Currently many VNFs are "migrated" from purposely built HW solutions into virtualized environments and often expect network interfaces (vNICs attached to SR-IOV VFs) to have properties like 802.1Q VLAN trunking, VLAN push/pop,
security, mirroring, statistics, QoS, etc, we used to have in traditional switches. In addition multi-tenant
virtualized environments require SR-IOV implementations where security and network integrity cannot be compromised.

Much in the way that a guest operating system requires a hypervisor to provide accessibility to the underlying real operating system and hardware, as well as to ensure policies are enforced, there is a similar need for a"NIC hypervisor when virtual functions (VFs) are directly
available through SR-IOV. This effort is an attempt to "fill the gap" by adding necessary functionality into NICs Linux kernel driver.

To support SR-IOV hypervisor management interface, the kernel driver is required to support a new sysfs file hierarchy from existing /sys/class/net. Below is proposed sysfs file structure that is needed to support SR-IOV hypervisor management interface.

 /sys/class/net/<interface-name>/device/sriov [1]
 | +-- qos
        +-- [TC, 0-7]            # TC
                 | +-- priority  # list of PCP values mapped to this TC
                 | +-- lsp       # link strict priority
                 | +-- max_bw    # max bandwidth for this class 
                 | +-- min_bw    # min bandwidth for this class
 | +-- egress_mirror             # mirror traffic from this PF to specified VF
 | +-- ingress_mirror
 +-- [VF-id, 0 ... 127] [2]
        | +-- vlan_mirror        # list of VLANs to mirror to this VF
        | +-- trunk              # list of VLANs to filter on (802.1Q trunk)
        | +-- tpid               # TPID of outer (s-tag) 0x8100 | 0x88A8
        | +-- egress_mirror      # mirror traffic from this VF to specified VF
 | +-- ingress_mirror
 | +-- mac_anti_spoof            # enable/disable MAC anti spoofing
 | +-- vlan_anti_spoof           # enable/disable VLAN anti spoofing
 | +-- loopback                  # enable/disable local traffic loopback (VEB/VEPA)
 | +-- default_mac               # default MAC, if not set use random
 | +-- mac_list                  # list of additional MACs (00:11:22:33:44:55, aa:bb:cc:dd:ee:ff)
 | +-- ucast_promisc             # unicast promiscuous
 | +-- mcast_promisc             # multicast promiscuous
 | +-- allow_bcast               # allow/not allow bcast 
 | +-- strip_stag                # strip outer tag (s-tag)
 | +-- enable                    # enable/disable VF
 | +-- link_state                # up/down
 | +-- queue_type                # type of queues 0 " RSS, 1 " QoS
 | +-- num_queues                # num of RSS queues allocated to this VF, if queue_type QoS same as number TCs set in PF
 | +-- max_tx_rate               # ignore if TC in use
 | +-- min_tx_rate               # ignore if TC in use
 | +-- stats                     # 64 bit counters
         | +-- rx_bytes
         | +-- rx_packets
         | +-- rx_dropped
         | +-- tx_bytes
         | +-- tx_packets
         | +-- tx_dropped
         | +-- tx_spoofed
         | +-- reset_stats        # reset VF stats counters
 | +-- qos
        +-- [TC, 0-8]
                  | +-- share     # % share of TC for this VF

[1] kobject started from "sriov" is not available from existing kernel sysfs, and it requires device driver to implement this interface.

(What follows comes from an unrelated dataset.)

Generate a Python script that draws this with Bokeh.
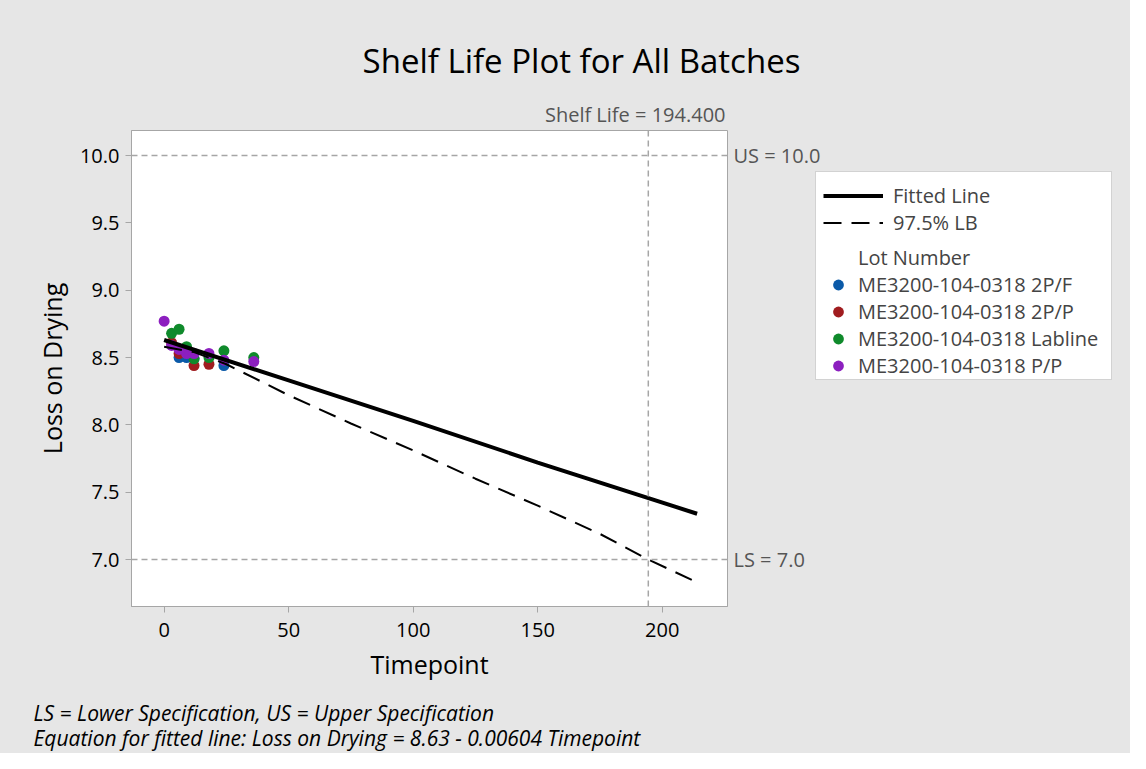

[2] assume maximum # of VF supported by a PF is 128. To support a device that supports more than 128 SR-IOV instances, a "vfx" is added to 0..127. With "vfx" kobject, users need to add vf index as the first parameter and followed by ":".

SR-IOV Hypervisor Functions

Below are definitions of SR-IOV hypervisor functions:

vlan_mirror

The vlan_mirror sysfs kobject supports both ingress and egress traffic mirroring.

Example of how a user could mirror traffic based upon VLANs 2,4,6,18-22 to VF 3 of PF p1p1

 # echo add 2,4,6,18-22 > /sys/class/net/p1p1/device/sriov/3/vlan_mirror

Example of how a user could remove VLAN 4, 15-17 from traffic mirroring at destination VF 3.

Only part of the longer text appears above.